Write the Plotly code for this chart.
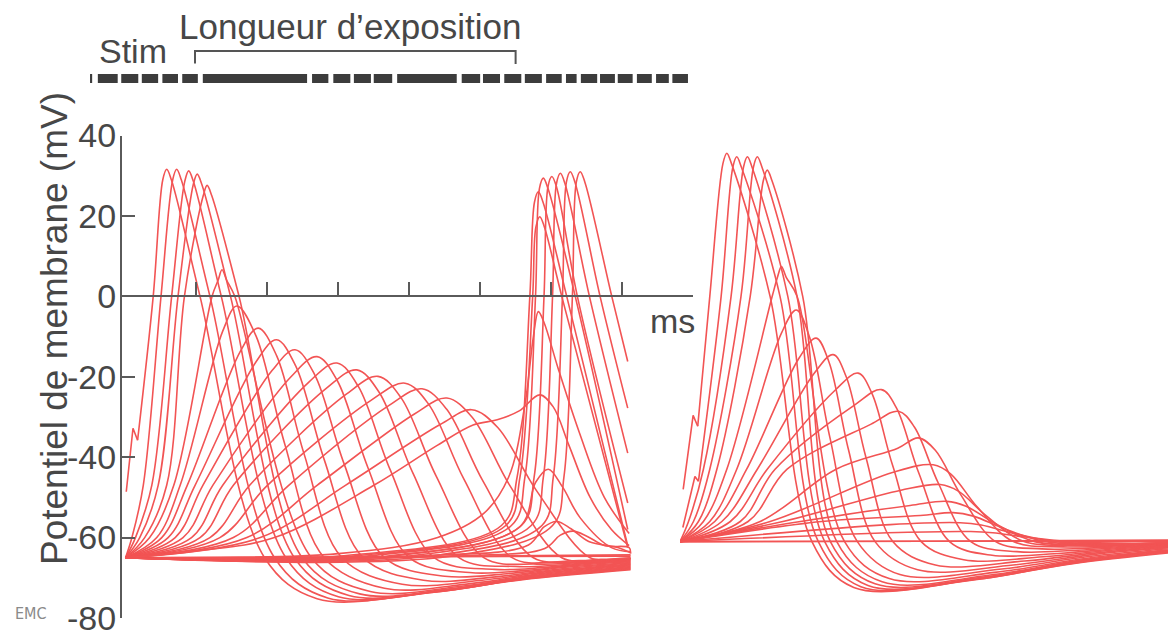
import plotly.graph_objects as go

# ---------------- data (ms, mV) ----------------
# left panel: baseline -65 mV, sweep ends at 71.2 ms
L_VB = -65.0
L_TE = 71.2
L_peak_t = [5.8, 7.2, 8.9, 10.1, 11.5, 13.6, 15.7, 18.7, 21.3, 23.9, 27.0, 29.8, 32.6, 35.6, 39.4, 41.8, 45.3, 48.8]
L_peak_v = [31.6, 31.6, 31.2, 30.4, 27.6, 6.6, -2.4, -7.9, -10.8, -13.3, -15.0, -16.6, -18.3, -19.9, -21.6, -23.0, -25.3, -28.2]
L_t60 = [None, 0.9, 1.4, 2.0, 2.7, 3.4, 4.4, 5.1, 6.0, 7.0, 8.1, 9.3, 10.5, 11.9, 13.3, 15.2, 17.1, 19.0]
L_t47 = [None, 2.5, 3.7, 4.6, 5.8, 6.8, 7.7, 8.7, 9.8, 10.9, 12.3, 13.7, 15.2, 17.5, 20.0, 23.0, 27.0, 31.0]
L_up0 = [3.9, 5.0, 6.5, 7.4, 8.3, 12.2] + [None] * 12
L_fall0 = [10.5, 11.9, 13.5, 14.8, 16.0, 15.4] + [None] * 12
L_base_t = [19.6, 21.0, 22.6, 23.8, 24.9, 26.2, 28.0, 30.5, 33.5, 36.5, 40.0, 43.5, 47.0, 50.5, 54.5, 57.5, 61.5, 65.5]
L_trough_t = [27.0, 28.5, 30.0, 31.5, 33.0, 34.5, 36.5, 39.0, 42.0, 45.0, 48.5, 52.0, 55.0, 58.0, 61.5, 64.0, 67.0, 69.5]
L_trough_v = [-75.2, -75.0, -74.7, -74.4, -74.0, -73.4, -72.6, -71.6, -70.6, -69.6, -68.7, -67.9, -67.2, -66.6, -66.1, -65.7, -65.4, -65.2]
L_end_v = [-68.0, -67.8, -67.6, -67.4, -67.2, -67.0, -66.8, -66.6, -66.4, -66.2, -66.0, -65.8, -65.6, -65.4, -65.3, -65.2, -65.1, -65.0]
# stimulus artefact at the start of the first left trace (drawn straight)
L_art_t = [0.1, 1.05, 1.7]
L_art_v = [-48.6, -32.8, -35.8]

# left panel, late responses
LA_peak_t = [58.2, 58.4, 58.9, 60.1, 61.3, 62.7, 64.1]
LA_peak_v = [26.0, 19.8, 29.4, 29.8, 30.6, 31.0, 31.0]
LA_start_t = [30.0, 32.0, 34.0, 37.0, 40.0, 43.0, 46.0]
LA_t57 = [53.0, 53.6, 54.4, 55.8, 57.2, 58.7, 60.2]
LA_t45 = [55.2, 55.6, 56.3, 57.6, 58.9, 60.3, 61.8]
LA_up0 = [57.0, 57.4, 57.8, 59.0, 60.2, 61.6, 63.0]
LA_fall0 = [62.2, 61.5, 63.4, 63.7, 65.4, 66.9, 68.55]
LA_cut_t = 70.8
LA_end_v = [-62.0, -62.5, -58.0, -51.4, -39.0, -27.8, -16.2]

LP_t = [0, 30, 44, 50.5, 54, 56.3, 57.5, 58.2, 59.0, 61.0, 64.0, 67.5, 71.0]
LP_v = [-65, -64, -60, -54, -45, -27, -10, -3.8, -6.5, -18, -34, -50, -59]
LB_t = [0, 10, 21, 35, 44, 49, 52.4, 55.5, 58.4, 60.3, 62.5, 65.5, 68.5, 71.0]
LB_v = [-65, -63.3, -60, -47, -37, -32, -30.7, -28.5, -24.5, -27.5, -37, -50, -58, -62]

LS_peak_t = [59.6, 60.8, 63.1]
LS_peak_v = [-43.0, -56.0, -58.4]
LS_start_t = [38.0, 42.0, 48.0]
LS_base_t = [68.5, 69.5, 71.0]
LS_end_v = [-63.5, -63.8, -64.0]
LF_end_v = [-64.3, -64.6]

# right panel: baseline -61 mV
R_VB = -61.0
R_TE = 72.0
R_peak_t = [6.6, 8.0, 9.5, 10.9, 12.3, 14.3, 16.4, 19.2, 21.6, 25.1, 28.4, 30.8, 33.6, 35.7, 36.7, 37.6, 38.5, 39.5, 41.0]
R_peak_v = [35.6, 34.7, 34.7, 34.7, 31.4, 7.4, -3.4, -10.4, -14.5, -19.1, -23.2, -28.6, -35.2, -41.9, -46.8, -51.0, -53.8, -56.3, -58.5]
R_t56 = [None, None, 1.2, 1.9, 2.6, 3.3, 4.2, 4.9, 5.9, 7.1, 8.5, 9.6, 11.3, 12.7, 14.5, 17.0, 20.0, None, None]
R_t43 = [None, None, 3.3, 4.2, 5.2, 6.6, 8.0, 9.4, 10.9, 12.3, 13.4, 15.1, 22.0, None, None, None, None, None, None]
R_up0 = [4.2, 5.8, 7.2, 8.6, 9.9, 13.0] + [None] * 13
R_fall0 = [12.7, 14.1, 15.2, 16.5, 17.3, 16.5] + [None] * 13
R_base_t = [18.6, 19.5, 20.4, 21.2, 22.1, 23.2, 25.0, 27.5, 30.0, 34.0, 38.0, 41.0, 44.5, 47.0, 48.5, 50.0, 51.5, 53.0, 55.0]
R_trough_t = [24.5, 25.5, 26.5, 27.5, 28.5, 29.5, 31.0, 33.5, 36.0, 40.0, 44.0, 47.5, 51.0, 54.0, 56.0, 58.0, 60.0, 62.0, 64.0]
R_trough_v = [-72.4, -72.2, -71.9, -71.5, -71.0, -70.2, -69.2, -68.0, -66.8, -65.5, -64.4, -63.5, -62.8, -62.3, -62.0, -61.8, -61.6, -61.5, -61.4]
R_end_v = [-63.3, -63.1, -62.9, -62.7, -62.6, -62.5, -62.3, -62.1, -62.0, -61.9, -61.8, -61.7, -61.6, -61.5, -61.4, -61.3, -61.2, -61.1, -61.0]
R_art_t = [[0.45, 1.85, 2.5], [0.4, 2.1, 2.6]]
R_art_v = [[-48.0, -29.6, -32.3], [-57.5, -44.8, -46.0]]
R_FLAT_END = [-60.6, -60.9]

# stimulus train (ms on the left-panel time scale)
STIM_START = [-5.0, -3.9, -0.6, 2.3, 5.2, 8.0, 10.9, 26.3, 29.3, 32.2, 35.0, 38.3, 47.4, 50.4, 53.4, 56.3, 59.3, 62.1, 64.2, 66.9, 69.4, 72.1, 74.8, 77.1]
STIM_END = [-4.7, -1.1, 1.8, 4.6, 7.4, 10.2, 25.6, 28.6, 31.7, 34.6, 37.6, 46.7, 50.0, 52.8, 55.8, 58.7, 61.5, 63.6, 66.5, 69.0, 71.5, 74.2, 76.6, 79.3]
EXPO_START, EXPO_END = 9.8, 55.0

Y_TICKS = [-80, -60, -40, -20, 0, 20, 40]
Y_TICKTEXT = ['-80', '-60', '-40', '-20', '0', '20', '40']
X_TICKS = [10, 20, 30, 40, 50, 60, 70, 80]

# ---------------- style ----------------
RED = 'rgb(242,84,84)'
LW = 1.6
GREY = '#474747'
AXC = '#5a5a5a'
FONT = 'Liberation Sans'
PK_DT, PK_DV = 0.55, 2.6


def build(vb, te, tp, vp, start_t, start_v, lv, t1, t2, up0, fall0, base_t, tr_t, tr_v, end_v):
    ts, vs = list(start_t), list(start_v)
    amp = vp - vb
    for lt, lvv in ((t1, vb + lv[0]), (t2, vb + lv[1])):
        if lt is not None and lvv < vp - 0.2 * amp:
            ts.append(lt); vs.append(lvv)
    if vp > 0:
        if up0 is not None:
            ts.append(up0); vs.append(0.0)
        ts += [tp - PK_DT, tp, tp + PK_DT * 1.2]
        vs += [vp - PK_DV, vp, vp - PK_DV]
        if fall0 is not None:
            ts.append(fall0); vs.append(0.0)
    else:
        last = ts[-1]
        ts += [tp - 0.25 * (tp - last), tp]
        vs += [vp - 0.1 * amp, vp]
        f = base_t - tp
        ts += [tp + 0.22 * f, tp + 0.55 * f]
        vs += [vp - 0.12 * amp, vb + 0.45 * amp]
    ts.append(base_t); vs.append(vb)
    if tr_t < te - 1:
        ts.append(tr_t); vs.append(tr_v)
        span = te - tr_t
        if span > 10:
            ts += [tr_t + 0.35 * span, tr_t + 0.65 * span]
            vs += [tr_v + 0.2 * (end_v - tr_v), tr_v + 0.65 * (end_v - tr_v)]
    ts.append(te); vs.append(end_v)
    return ts, vs


fig = go.Figure()


def add_curve(ts, vs, xa, shape='spline'):
    fig.add_trace(go.Scatter(x=ts, y=vs, mode='lines', xaxis=xa, yaxis='y',
                             line=dict(color=RED, width=LW, shape=shape, smoothing=1.0),
                             hoverinfo='skip', showlegend=False))


# left panel main family
for i in range(len(L_peak_t)):
    if i == 0:
        add_curve(L_art_t, L_art_v, 'x', 'linear')
        st, sv = L_art_t[-1:], L_art_v[-1:]
    else:
        st, sv = [0.0], [L_VB]
    ts, vs = build(L_VB, L_TE, L_peak_t[i], L_peak_v[i], st, sv, (5, 18), L_t60[i], L_t47[i],
                   L_up0[i], L_fall0[i], L_base_t[i], L_trough_t[i], L_trough_v[i], L_end_v[i])
    add_curve(ts, vs, 'x')

# left panel baseline traces
for ev in LF_end_v:
    add_curve([0.0, 35.0, L_TE], [L_VB, -64.8, ev], 'x')

# left panel small late bumps
for i in range(len(LS_peak_t)):
    tp, vp = LS_peak_t[i], LS_peak_v[i]
    a = vp - L_VB
    add_curve([0.0, LS_start_t[i], tp - 4.0, tp - 1.8, tp, tp + 2.0, tp + 4.5, LS_base_t[i], L_TE],
              [L_VB, L_VB + 0.5, L_VB + 0.35 * a, vp - 0.15 * a, vp, vp - 0.2 * a, L_VB + 0.45 * a, -62.5, LS_end_v[i]], 'x')

add_curve(LB_t, LB_v, 'x')
add_curve(LP_t, LP_v, 'x')

# left panel late action potentials (cut at sweep end)
for i in range(len(LA_peak_t)):
    tp, vp = LA_peak_t[i], LA_peak_v[i]
    add_curve([0.0, LA_start_t[i], LA_t57[i], LA_t45[i], LA_up0[i], tp - PK_DT, tp, tp + PK_DT * 1.2, LA_fall0[i], LA_cut_t],
              [L_VB, L_VB + 0.4, -57, -45, 0, vp - PK_DV, vp, vp - PK_DV, 0, LA_end_v[i]], 'x')

# right panel
for i in range(len(R_peak_t)):
    if i < 2:
        add_curve(R_art_t[i], R_art_v[i], 'x2', 'linear')
        st, sv = R_art_t[i][-1:], R_art_v[i][-1:]
    else:
        st, sv = [0.0], [R_VB]
    ts, vs = build(R_VB, R_TE, R_peak_t[i], R_peak_v[i], st, sv, (5, 18), R_t56[i], R_t43[i],
                   R_up0[i], R_fall0[i], R_base_t[i], R_trough_t[i], R_trough_v[i], R_end_v[i])
    add_curve(ts, vs, 'x2')
for ev in R_FLAT_END:
    add_curve([0.0, 35.0, R_TE], [R_VB, -60.9, ev], 'x2')

# stimulus train and exposure bracket (vertical unit: pixel rows of the header band)
sx, sy = [], []
for a, b in zip(STIM_START, STIM_END):
    sx += [a, b, None]
    sy += [78.5, 78.5, None]
fig.add_trace(go.Scatter(x=sx, y=sy, mode='lines', xaxis='x3', yaxis='y3',
                         line=dict(color='#3c3c3c', width=9), hoverinfo='skip', showlegend=False))
fig.add_trace(go.Scatter(x=[EXPO_START, EXPO_START, EXPO_END, EXPO_END], y=[63.5, 51.0, 51.0, 64.0],
                         mode='lines', xaxis='x3', yaxis='y3',
                         line=dict(color='#555555', width=2), hoverinfo='skip', showlegend=False))

# ---------------- layout ----------------
W, H = 1176, 641
OFF = 8            # page margin of the browser around the figure
px_per_ms = 7.093
y_dom = [1 - (618 - OFF) / H, 1 - (135.5 - OFF) / H]
zero_pos = y_dom[0] + (0 - (-80)) / 120 * (y_dom[1] - y_dom[0])
x_dom = [(122 - OFF) / W, (693 - OFF) / W]
x2_left = 680 - OFF
x2_dom = [x2_left / W, 1.0]

fig.update_layout(
    template='none',
    width=W, height=H, margin=dict(l=0, r=0, t=0, b=0, pad=0), autosize=False,
    paper_bgcolor='white', plot_bgcolor='rgba(0,0,0,0)', showlegend=False,
    xaxis=dict(domain=x_dom, range=[-0.5, -0.5 + (693 - 122) / px_per_ms], anchor='free', position=zero_pos,
               side='bottom', showline=True, linecolor=AXC, linewidth=2, ticks='inside', ticklen=13,
               tickwidth=2, tickcolor=AXC, tickvals=X_TICKS, showticklabels=False, showgrid=False,
               zeroline=False, fixedrange=True, automargin=False),
    yaxis=dict(domain=y_dom, range=[-80, 40], anchor='x', showline=True, linecolor=AXC, linewidth=2,
               ticks='inside', ticklen=13, tickwidth=2, tickcolor=AXC, tickvals=Y_TICKS, ticktext=Y_TICKTEXT,
               tickfont=dict(family=FONT, size=34, color=GREY), ticklabelstandoff=-3, showgrid=False,
               zeroline=False, fixedrange=True, automargin=False),
    xaxis2=dict(domain=x2_dom, range=[0, (W - x2_left) / px_per_ms], anchor='y', visible=False,
                fixedrange=True, automargin=False),
    xaxis3=dict(domain=[0, 1], range=[(OFF - 125.5) / px_per_ms, (W + OFF - 125.5) / px_per_ms], anchor='y3',
                visible=False, fixedrange=True, automargin=False),
    yaxis3=dict(domain=[0.8, 1.0], range=[0.2 * H + OFF, OFF], anchor='x3', visible=False, fixedrange=True,
                automargin=False),
    annotations=[
        dict(text='Stim', x=1.0, y=50.5, xref='x3', yref='y3', showarrow=False,
             font=dict(family=FONT, size=34, color=GREY)),
        dict(text='Longueur d’exposition', x=31.6, y=26, xref='x3', yref='y3', showarrow=False,
             font=dict(family=FONT, size=35, color=GREY)),
        dict(text='ms', x=77.05, y=-6.1, xref='x', yref='y', showarrow=False,
             font=dict(family=FONT, size=34, color=GREY)),
        dict(text='Potentiel de membrane (mV)', x=(32 - OFF) / W, y=1 - (328.5 - OFF) / H,
             xref='paper', yref='paper', textangle=-90, showarrow=False,
             font=dict(family=FONT, size=37, color=GREY)),
        dict(text='EMC', x=(14 - OFF) / W, y=1 - (624 - OFF) / H, xref='paper', yref='paper', showarrow=False,
             xanchor='left', borderpad=0,
             font=dict(family='Liberation Sans Narrow, DejaVu Sans Condensed, Liberation Sans', size=16,
                       color='#8a8a8a')),
    ],
)

fig.write_html('out.html')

|---|

(Set exercise) Restate each line from the start of the listing through the line bearing "import plotly.graph_objects as go" word for word. Drop the pictures.

(Output for this task)
Write the Plotly code for this chart.
import plotly.graph_objects as go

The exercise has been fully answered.